На берег я выхожу, делая шаг широким и неуклюжим, – пытаюсь обойти пиявок и речных чертиков. Речной чертик, по правде, не страшен, главное – не наступить на него. Дед говорит, правильно он называется рогульник, а баба утверждает, что речной чертик или чертов орех. Однажды я наступила на него и проколола пятку. Кровь долго не могли остановить, и ходить было больно. А дед тогда сказал, что речной чертик впивается только в злых духов, чтобы отогнать их от реки, и во всякую нечисть. Наверное, то был добрый знак: вдруг меня хотела русалка за ногу схватить? Хотя откуда в нашей Пересыпке взяться русалкам, там и рыба-то не водится.

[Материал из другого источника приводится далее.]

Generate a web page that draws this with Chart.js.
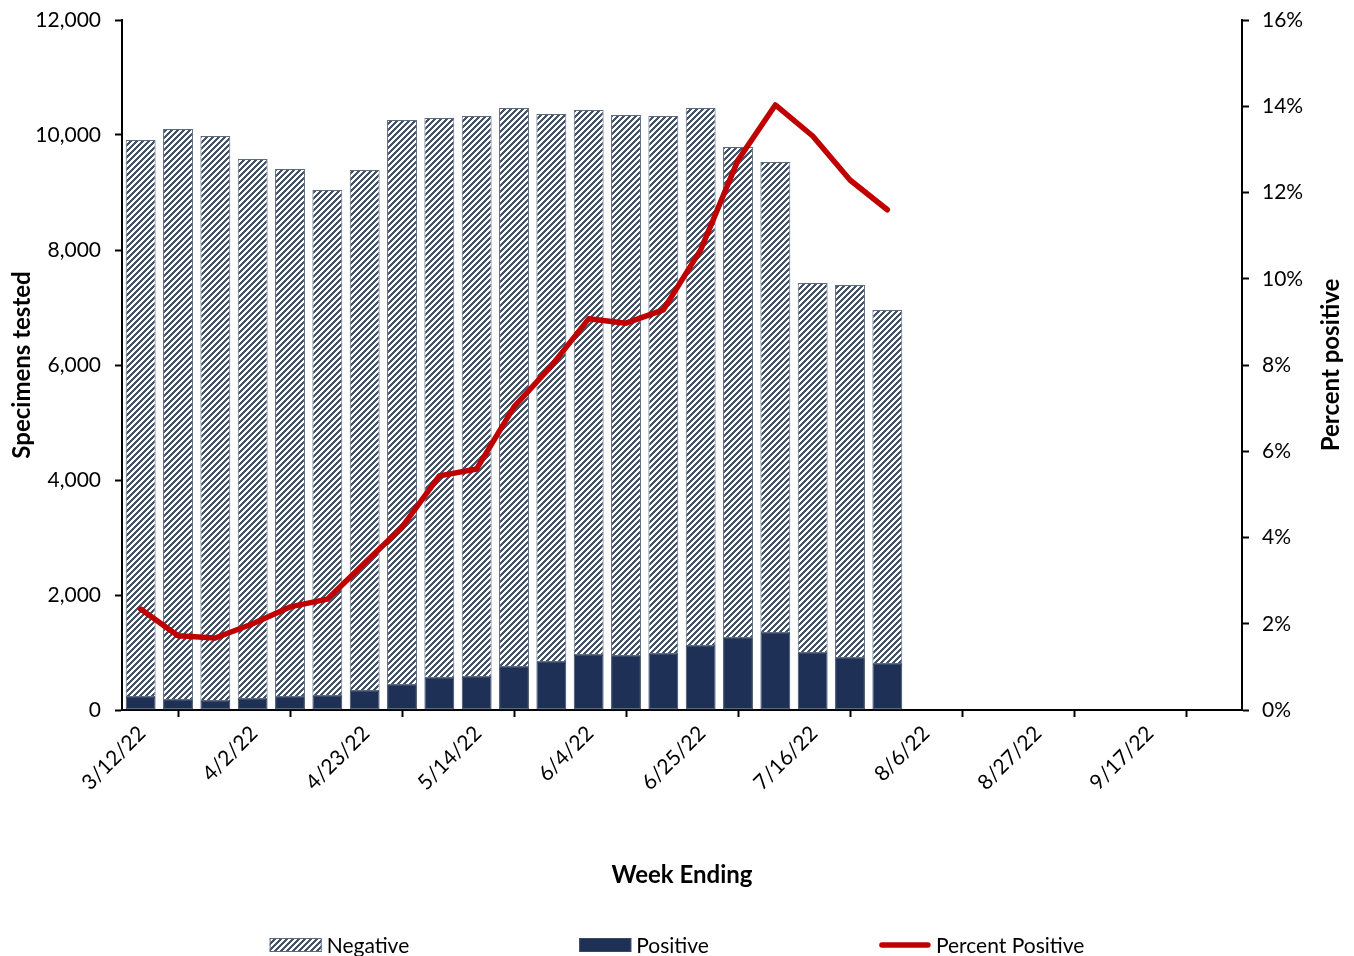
<!DOCTYPE html>
<html>
<head>
<meta charset="utf-8">
<script src="https://cdn.jsdelivr.net/npm/chart.js@4.4.1/dist/chart.umd.min.js"></script>
<style>
  html, body { margin: 0; padding: 0; background: #fff; }
  #wrap { width: 1354px; height: 956px; }
</style>
</head>
<body>
<div id="wrap"><canvas id="myChart"></canvas></div>
<script>
// week ending dates, one per bar
var weeks = ['3/12/22', '3/19/22', '3/26/22', '4/2/22', '4/9/22', '4/16/22', '4/23/22',
  '4/30/22', '5/7/22', '5/14/22', '5/21/22', '5/28/22', '6/4/22', '6/11/22', '6/18/22',
  '6/25/22', '7/2/22', '7/9/22', '7/16/22', '7/23/22', '7/30/22'];
var negative = [9687, 9930, 9826, 9392, 9183, 8800, 9061, 9826, 9739, 9756, 9722,
  9530, 9478, 9409, 9356, 9357, 8539, 8191, 6435, 6487, 6157];
var positive = [226, 174, 157, 191, 226, 243, 330, 435, 557, 574, 748,
  835, 957, 939, 974, 1113, 1252, 1339, 991, 904, 800];
var pctPositive = [2.34, 1.72, 1.67, 2.0, 2.39, 2.57, 3.41, 4.24, 5.43, 5.59, 7.03,
  7.98, 9.07, 8.97, 9.28, 10.67, 12.75, 14.03, 13.31, 12.29, 11.6];
var tickLabels = ['3/12/22', '4/2/22', '4/23/22', '5/14/22', '6/4/22', '6/25/22',
  '7/16/22', '8/6/22', '8/27/22', '9/17/22'];

var FONT = 'Lato';

// hatch pattern for the negative bars
function makeHatch() {
  var c = document.createElement('canvas');
  c.width = 6; c.height = 6;
  var g = c.getContext('2d');
  g.fillStyle = '#ffffff';
  g.fillRect(0, 0, 6, 6);
  g.fillStyle = '#44546A';
  for (var y = 0; y < 6; y++) {
    for (var x = 0; x < 6; x++) {
      if ((x + y) % 6 < 3) g.fillRect(x, y, 1, 1);
    }
  }
  return g.createPattern(c, 'repeat');
}
var hatch = makeHatch();

// bar i sits in the middle of its week
function pts(arr) {
  return arr.map(function(v, i) { return {x: i + 0.5, y: v}; });
}

// legend spread out like the original, plus the right axis title (reads bottom to top)
var legendOrder = [1, 0, 2];
var extras = {
  id: 'extras',
  afterDraw: function(chart) {
    var ctx = chart.ctx;
    var ds = chart.data.datasets;
    var boxW = 52, boxH = 14, gap = 5, spacing = 170;
    ctx.save();
    ctx.font = '21px ' + FONT;
    ctx.textBaseline = 'middle';
    ctx.textAlign = 'left';
    var items = legendOrder.map(function(k) { return ds[k]; });
    var widths = items.map(function(d) { return boxW + gap + ctx.measureText(d.label).width; });
    var total = widths.reduce(function(a, b) { return a + b; }, 0) + spacing * (items.length - 1);
    var x = (chart.width - total) / 2;
    var y = chart.height - 11;
    items.forEach(function(d, i) {
      if (d.type === 'line') {
        ctx.strokeStyle = d.borderColor;
        ctx.lineWidth = 5.5;
        ctx.lineCap = 'round';
        ctx.beginPath();
        ctx.moveTo(x + 3, y);
        ctx.lineTo(x + boxW - 3, y);
        ctx.stroke();
      } else {
        ctx.fillStyle = d.backgroundColor;
        ctx.fillRect(x, y - boxH / 2, boxW, boxH);
        ctx.strokeStyle = d.borderColor;
        ctx.lineWidth = 1;
        ctx.strokeRect(x + 0.5, y - boxH / 2 + 0.5, boxW - 1, boxH - 1);
      }
      ctx.fillStyle = '#000';
      ctx.fillText(d.label, x + boxW + gap, y + 1);
      x += widths[i] + spacing;
    });

    var ca = chart.chartArea;
    ctx.font = 'bold 24px ' + FONT;
    ctx.textAlign = 'center';
    ctx.translate(chart.width - 23, (ca.top + ca.bottom) / 2);
    ctx.rotate(-Math.PI / 2);
    ctx.fillText('Percent positive', 0, 0);
    ctx.restore();
  }
};

Chart.defaults.font.family = FONT;
Chart.defaults.color = '#000';

var chartdata = {
  datasets: [
    {
      label: 'Positive',
      type: 'bar',
      data: pts(positive),
      backgroundColor: '#1F3056',
      borderColor: '#3A4A66',
      borderWidth: 1,
      borderSkipped: false,
      categoryPercentage: 0.8,
      barPercentage: 1.0,
      yAxisID: 'y',
      stack: 's',
      order: 2
    },
    {
      label: 'Negative',
      type: 'bar',
      data: pts(negative),
      backgroundColor: hatch,
      borderColor: '#5B6B80',
      borderWidth: 1,
      borderSkipped: false,
      categoryPercentage: 0.8,
      barPercentage: 1.0,
      yAxisID: 'y',
      stack: 's',
      order: 3
    },
    {
      label: 'Percent Positive',
      type: 'line',
      data: pts(pctPositive),
      borderColor: '#C00000',
      backgroundColor: '#C00000',
      borderWidth: 5.5,
      borderCapStyle: 'round',
      borderJoinStyle: 'round',
      pointRadius: 0,
      tension: 0,
      fill: false,
      yAxisID: 'y1',
      order: 1
    }
  ]
};

var ctx = document.getElementById('myChart').getContext('2d');
var myChart = new Chart(ctx, {
  type: 'bar',
  data: chartdata,
  plugins: [extras],
  options: {
    responsive: true,
    maintainAspectRatio: false,
    animation: false,
    layout: { padding: { top: 20, bottom: 66, left: 0, right: 0 } },
    plugins: {
      legend: { display: false },
      tooltip: { enabled: false }
    },
    scales: {
      x: {
        type: 'linear',
        offset: false,
        min: 0,
        max: 30,
        stacked: true,
        grid: { drawOnChartArea: false, drawTicks: true, tickLength: 7, tickColor: '#000', tickWidth: 2 },
        border: { display: true, color: '#000', width: 2 },
        ticks: {
          stepSize: 3,
          autoSkip: false,
          maxRotation: 45,
          minRotation: 45,
          labelOffset: 20,
          padding: 4,
          font: { size: 21 },
          callback: function(v) { return tickLabels[v / 3] || ''; }
        },
        title: { display: true, text: 'Week Ending', font: { size: 24, weight: 'bold' }, padding: { top: 0, bottom: 0 } },
        afterFit: function(s) { s.height = 180; }
      },
      y: {
        position: 'left',
        stacked: true,
        min: 0,
        max: 12000,
        grid: { drawOnChartArea: false, drawTicks: true, tickLength: 7, tickColor: '#000', tickWidth: 2 },
        border: { display: true, color: '#000', width: 2 },
        ticks: {
          stepSize: 2000,
          padding: 14,
          font: { size: 21, lineHeight: 0.5 },
          callback: function(v) { return v.toLocaleString('en-US'); }
        },
        title: { display: true, text: 'Specimens tested', font: { size: 24, weight: 'bold' }, padding: { top: 8, bottom: 0 } },
        afterFit: function(s) { s.width = 122; }
      },
      y1: {
        position: 'right',
        min: 0,
        max: 16,
        grid: { drawOnChartArea: false, drawTicks: true, tickLength: 7, tickColor: '#000', tickWidth: 2 },
        border: { display: true, color: '#000', width: 2 },
        ticks: {
          stepSize: 2,
          padding: 13,
          font: { size: 21, lineHeight: 0.5 },
          callback: function(v) { return v + '%'; }
        },
        afterFit: function(s) { s.width = 112; }
      }
    }
  }
});
</script>
</body>
</html>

Но рогульник, если подумать, после всего казался мне еще не таким опасным и мерзким, как пиявки. Они длинные и черные, а когда мальчишки берут их в ладони, то становятся мягкими шариками. Я боюсь пиявок – они пьют кровь. Уж лучше жабу в руках держать, но только не пиявку! Кстати, и как же там моя жаба поживает?..
Как поживает жаба, узнать мне не довелось. Потому что, когда баба звонила домой, чтобы сообщить Тоне, деду и Ромке о нашей предстоящей выписке из больницы, тетка была расстроена, плакала и долго рассказывала ей о новой беде. Баба пыталась успокоить Тоню и все время повторяла, что она не виновата. Потом, уже в палате, баба доверила историю маме одноглазого мальчика – женщине, с которой за все время успела хорошо подружиться и делилась животрепещущими воспоминаниями.
Так я в подробностях узнала, что произошло за время нашего отсутствия. Баба мастерски умела рассказывать людям несчастья, переданные ей кем-то еще, не прожитые ей самой, но представленные в минуты сильного впечатления со слов других. А я умела слушать, и не только тогда, когда разговаривали со мной, – слушать, замечать и запоминать чужие вести, эмоции, впечатления. Интересная забава – хранить рассказы других в своей памяти, проживать, пересказывая все, что не происходило ни с тобой, ни на твоих глазах. Мне кажется, я состою из воспоминаний: четких и еле уловимых, хрупких и стойких, теплых и ледяных, словно пугающие ночные кошмары, разных – своих и чужих.